Submitted by Diane Eckberg
The September 14, 2021 meeting was called to order at the Boone Courtyard Marriott by President Jim Street at 7:40 a.m. There 19 in person and 2 Zoom attendees. Guest Reggie Hassler again joined us at the Courtyard Marriott.
After the Pledge of Allegiance, Lane Robinson presided over the 50/50 drawing, Happy Dollars and the morning’s joke.
Lynne Mason provided an update on the River Cleanup. Fourteen members cleaned up 10+ bags of trash and debris. The Interact Club worked on another section of the New River, gathering 9 bags. Lynne will be communicating with the Town of Boone as both groups found petroleum related waste, and the Interacters discovered shredded tires.
Lynne also reminded the Club that the Blood Drive will be on Tuesday, October 5, 2021 from about 1 to 6 p.m. Sign up to donate at https://www.redcrossblood.org/give.html/find-drive. A sign up sheet to work the drive to follow.
The Valle Fair will be another Club volunteer opportunity. Lynne will provide information via email to sign up for Friday, October 15, 2021 set up and other jobs on Saturday, October 16.
Jim Street reminded everyone that assistance with speaker ideas/contacts is needed. Contact Brian Irving with your suggestions.
Jim also advised that there will be some opportunities to volunteer at Western Youth Network. WYN is the recipient of the Club’s District/Club matching grant this year.
President Elect Brian Irving introduced Ed Miller, General Manager, New River Light and Power Company (NRLP), who spoke about NRLP’s Green Initiatives (https://nrlp.appstate.edu/greenpower).
NRLP is a 100+ year old power company started by and for ASU. Its current service footprint is roughly the campus, downtown Boone and some areas of Watauga County. NRLP has supported local sustainable energy projects including the ASU windmill, solar panels and the car charging station on Depot Street.
All of NRLP’s power is purchased. Starting in January, 2022, NRLP is entering into an agreement with Carolina Power Partners for the purchase of its power. This power is derived from natural gas, but there will be an option to substitute some power from renewable energy. Customers will have lower rates under the new agreement, cost savings that NRLP hopes will be reinvested in renewable energy blocks derived from hydropower facilities at the Little Tennessee and Cheoah Rivers.
The average NRLP residential customer uses 750 kWh of power each month.

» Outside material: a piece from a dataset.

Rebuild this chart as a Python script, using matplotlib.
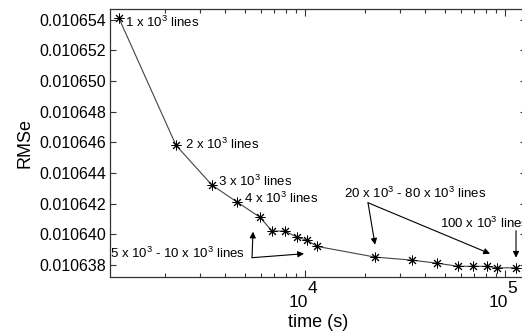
import numpy as np
import matplotlib
matplotlib.use("Agg")
import matplotlib.pyplot as plt
import matplotlib.transforms as mtransforms
from matplotlib.ticker import FixedLocator, NullFormatter

plt.rcParams['font.family'] = ['Liberation Sans', 'DejaVu Sans']
plt.rcParams['mathtext.fontset'] = 'custom'
plt.rcParams['mathtext.rm'] = 'Liberation Sans'
plt.rcParams['mathtext.it'] = 'Liberation Sans:italic'

# data
lines_k = [1, 2, 3, 4, 5, 6, 7, 8, 9, 10, 20, 30, 40, 50, 60, 70, 80, 100]
time_s = [1175, 2265, 3428, 4571, 5957, 6839, 7943, 9120, 10230, 11480,
          22390, 34280, 45710, 58210, 69180, 81280, 91200, 113500]
rmse = [0.0106541, 0.0106458, 0.0106432, 0.0106421, 0.0106411, 0.0106402,
        0.0106402, 0.0106398, 0.0106396, 0.0106392, 0.0106385, 0.0106383,
        0.0106381, 0.0106379, 0.0106379, 0.0106379, 0.0106378, 0.0106378]
y_ticks = [0.010638, 0.010640, 0.010642, 0.010644, 0.010646,
           0.010648, 0.010650, 0.010652, 0.010654]
x_major = [1e4, 1e5]

fig = plt.figure(figsize=(5.22, 3.34), dpi=100)
ax = fig.add_axes([0.2107, 0.1707, 0.797, 0.802])

ax.plot(time_s, rmse, color='#444444', lw=0.8,
        marker=(8, 2, 0), ms=7, mec='black', mew=0.7)

ax.set_xscale('log')
ax.set_xlim(1059, 127350)
ax.set_ylim(0.0106372, 0.0106547)
ax.set_yticks(y_ticks)
ax.set_yticklabels([f"{v:.6f}" for v in y_ticks])
ax.xaxis.set_major_locator(FixedLocator(x_major))
ax.xaxis.set_major_formatter(NullFormatter())
ax.xaxis.set_minor_formatter(NullFormatter())

ax.tick_params(which='both', direction='in', top=True, right=True,
               color='#333333', width=0.8)
ax.tick_params(axis='y', which='major', length=4, labelsize=11.5, pad=3)
ax.tick_params(axis='x', which='major', length=5)
ax.tick_params(axis='x', which='minor', length=3)
for sp in ax.spines.values():
    sp.set_color('#333333')
    sp.set_linewidth(0.9)

# MATLAB style 10^n tick labels
base = mtransforms.blended_transform_factory(ax.transData, ax.transAxes)
for xv in x_major:
    exp = int(round(np.log10(xv)))
    tr10 = mtransforms.offset_copy(base, fig=fig, x=-4.5, y=-18.5, units='points')
    ax.text(xv, 0, "10", transform=tr10, ha='center', va='center', fontsize=12.5)
    tre = mtransforms.offset_copy(base, fig=fig, x=5.5, y=-8.5, units='points')
    ax.text(xv, 0, str(exp), transform=tre, ha='center', va='center', fontsize=12.5)

ax.set_xlabel("time (s)", fontsize=13, labelpad=23)
ax.set_ylabel("RMSe", fontsize=13, labelpad=4)

# point labels
fs = 9.5
for i, dx, dy in [(0, 4.3, -3.2), (1, 6.5, 1.0), (2, 4.3, 2.4), (3, 5.0, 2.4)]:
    ax.annotate(f"{lines_k[i]} x 10$^3$ lines", (time_s[i], rmse[i]),
                xytext=(dx, dy), textcoords='offset points',
                ha='left', va='center', fontsize=fs)

arrow = dict(arrowstyle='-|>', color='black', lw=0.8, mutation_scale=9,
             shrinkA=0, shrinkB=0)

# 5k - 10k cluster
ax.text(5012, 0.01063872, "5 x 10$^3$ - 10 x 10$^3$ lines",
        ha='right', va='center', fontsize=fs)
ax.annotate("", xy=(5495, 0.01064016), xytext=(5433, 0.01063846), arrowprops=arrow)
ax.annotate("", xy=(9886, 0.01063872), xytext=(5433, 0.01063846), arrowprops=arrow)

# 20k - 80k cluster
ax.text(35480, 0.01064264, "20 x 10$^3$ - 80 x 10$^3$ lines",
        ha='center', va='center', fontsize=fs)
ax.annotate("", xy=(22390, 0.01063931), xytext=(20650, 0.01064205), arrowprops=arrow)
ax.annotate("", xy=(84140, 0.01063872), xytext=(20650, 0.01064205), arrowprops=arrow)

# 100k (cut by the right edge, as in the reference)
ax.text(47320, 0.01064068, "100 x 10$^3$ lines", ha='left', va='center',
        fontsize=fs, clip_on=False)
ax.annotate("", xy=(time_s[-1], 0.01063846), xytext=(time_s[-1], 0.01064022),
            arrowprops=arrow)

fig.savefig("out.png", dpi=100)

If a customer chooses to participate in the Green Initiative, blocks of 250 kWh derived from the hydropower source can be purchased for $5 each per month. The commitment to purchase the renewable energy blocks is a month to month commitment for both residential and commercial customers.
Statistically, more than 80% of NRLP’s customers want renewable energy, and 76% would pay more for it. Next year, NRLP expects that 5% of the power it sells will be renewable energy. The Town, County, ASU and its students are all committing to using more renewable energy.
In addition to discussing NRLP’s Green Initiative, Mr. Miller spoke about NRLP’s $6.5 million in infrastructure improvements:
- Replacing a substation for higher transmission capacity
- A new control system to monitor circuits resulting in greater reliability (to be completed by year end)
- Phasing in buried lines (and cooperating with other utilities when possible)
- Enhancing the consumer metrics available from automated metering systems
After a lively Q & A session and reciting the 4 Way Test, President Jim Street adjourned the meeting at 8:30 a.m.